To nobody’s surprise, the erstwhile Interlocutors in the very first brush, in new avatar, have run into the futility of prolonging this farce after the expiry of their paid mission last October. Their laborious ‘New Compact’ has been consigned to some dark corner of the North Block. The central government has virtually disowned the project and declared on the floor of the parliament that it had no intention to act upon the Interlocutors’ recommendations relating to Jammu and Kashmir. What then is the purpose of stretching this joke by pretending to pick up the thread from where it was left after the prescribed expiry date of the venture? The excuse that the three (ex)interlocutors were here now in a different capacity to get the ‘feedback’ from the ground does not make any sense. Feedback for what? The original report has been virtually dumped and disowned by those who had hired its authors. For sure, there are no takers for the idea in J&K, barring the solitary exception of chief minister Omar Abdullah.
Omar recently commended the Interlocutors’ mission and went on to recommend it as a basis for (elusive) dialogue between the separatist leaders and New Delhi. The chief minister must be an incorrigible optimist to entertain such fond hope even when his own National Conference party has unreservedly trashed the ‘New Compact’ because it ruled out return to ‘pre-1953’ paradigm of centre-state relationship. Omar must be daydreaming. His conduct over the issue of withdrawal of Armed Forces Special Powers Act (AFSPA) showed that tendency. Now his misplaced optimism about the Interlocutors’ venture, despite New Delhi’s categoric disinclination , raises serious questions about his political judgement. What is there in the Interlocutors’ report that could be construed as offering a way out of the present impasse over the dialogue process?
If anything, the report as well as the recommendations made by the three non-political interlocutors reveals a painstaking effort to avoid going anywhere near the dialogue area. The logical basis on which a purposeful dialogue can take place with the separatist leaders who are among the principal stakeholders falls far beyond the scope of the so-called ‘New Compact’. Also, the interlocutors were shunned by the separatist leaders including those openly inclind to having dialogue with New Delhi.

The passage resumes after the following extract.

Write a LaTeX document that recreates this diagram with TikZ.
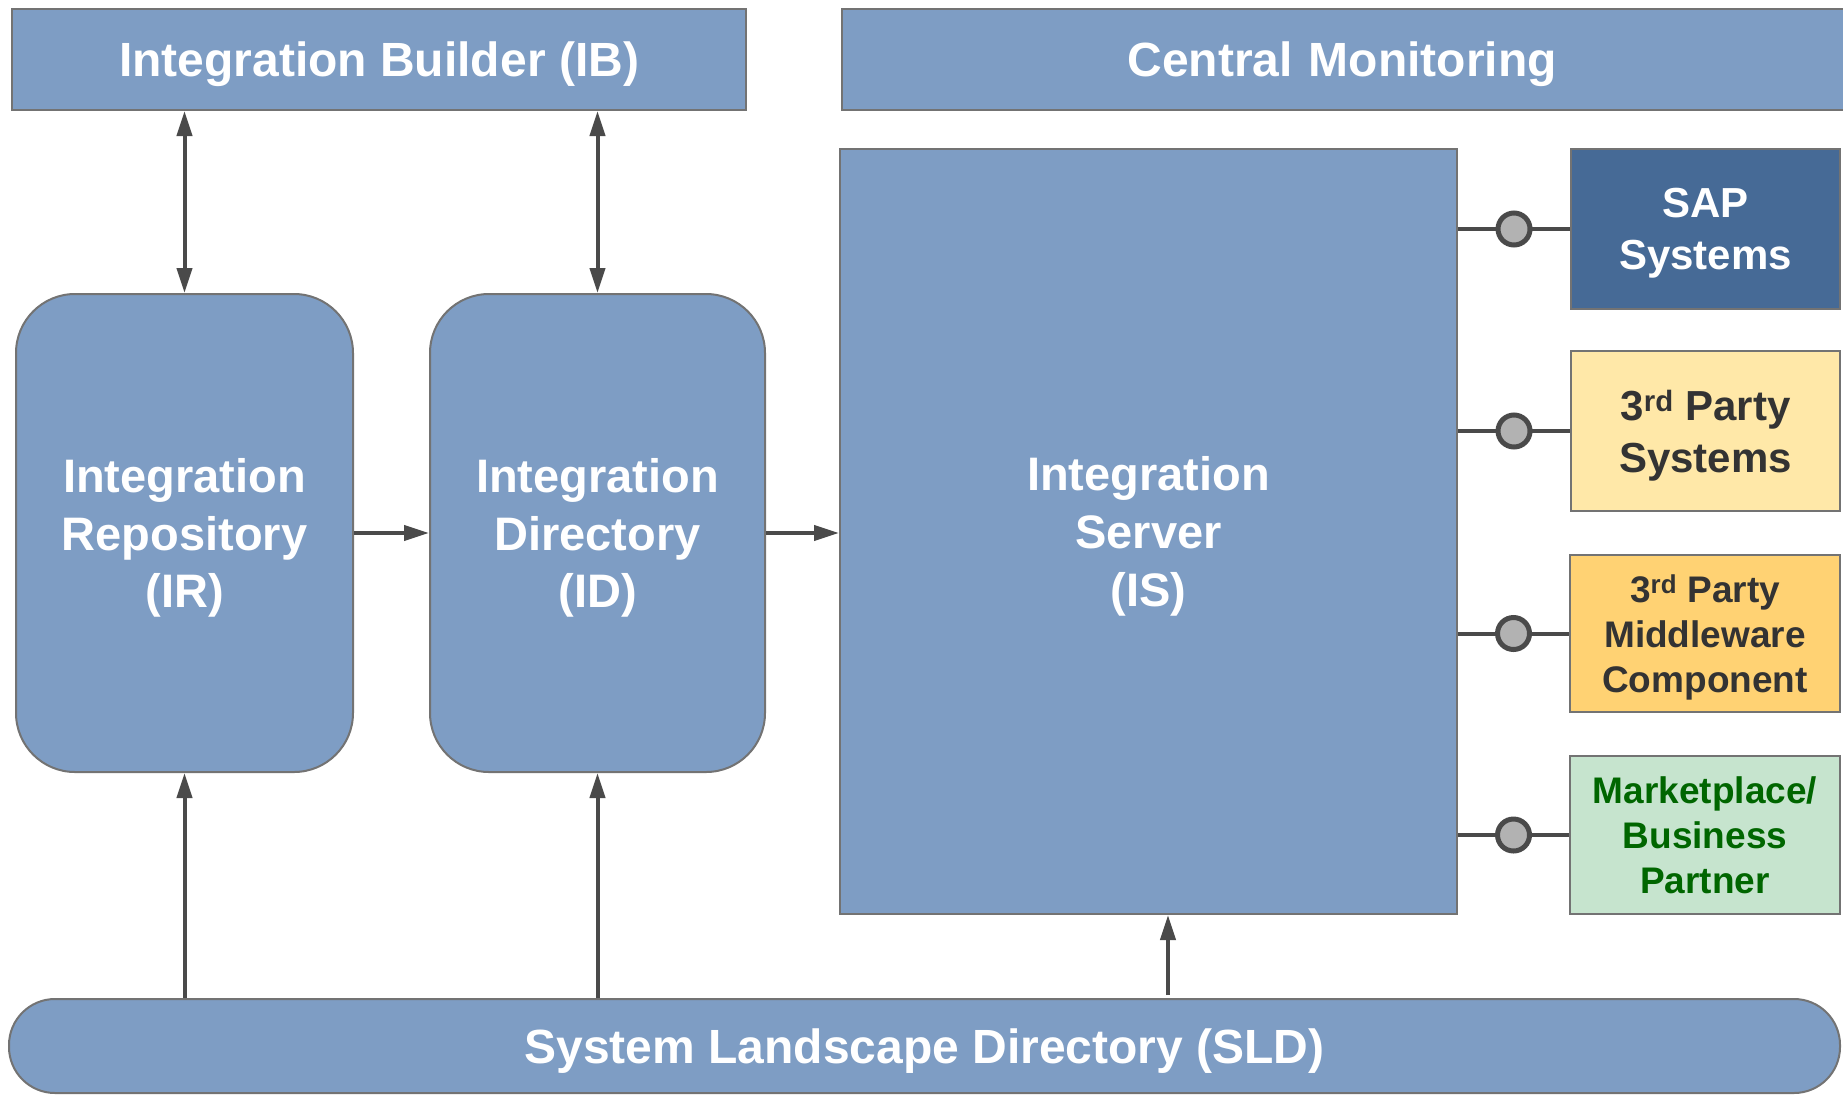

Now after the publication of the ‘New Compact’ some others have joined the chorus orchestrated by the separatists. MLA from Handwara, Engineer Rashid is an instance. He had gone out of his way to flaunt his engagement with interlocutors and chide the separatists for ‘isolating’ themselves. But today he has crossed over because compulsions of the ground reality are beginning to be felt across the board.
Going back in time, the very idea of appointing non-political interlocutors smacked of dubious intentions. The project was announced right at the time when expectations were running high in the state as well as in rest of the country that New Delhi would pick up from where the All-party delegation of parliamentarians had left it after its path-breaking visit in the thick of political crisis in 2010. The centre could not have thought of a worse way to sabotage the breakthrough than killing the nascent initiative itself. Nearly three years have been lost without making an inch of progress towards de-freezing the political situation that continues to be pregnant with all sorts of undesirable consequences.
All that the interlocutors have succeeded in achieving is that the credibility in the dialogue process has been brought down to zero. That is why even the legitimacy of pro-dialogue elements is becoming suspect in the eyes of the people who genuinely aspired for some negotiated settlement of the basic issue. To that extent the interlocutors have undoubtedly ‘succeeded’. What else they are now fishing for is exactly not clear. But whatever their objective in their new avatar it would have no relevance to the ground reality.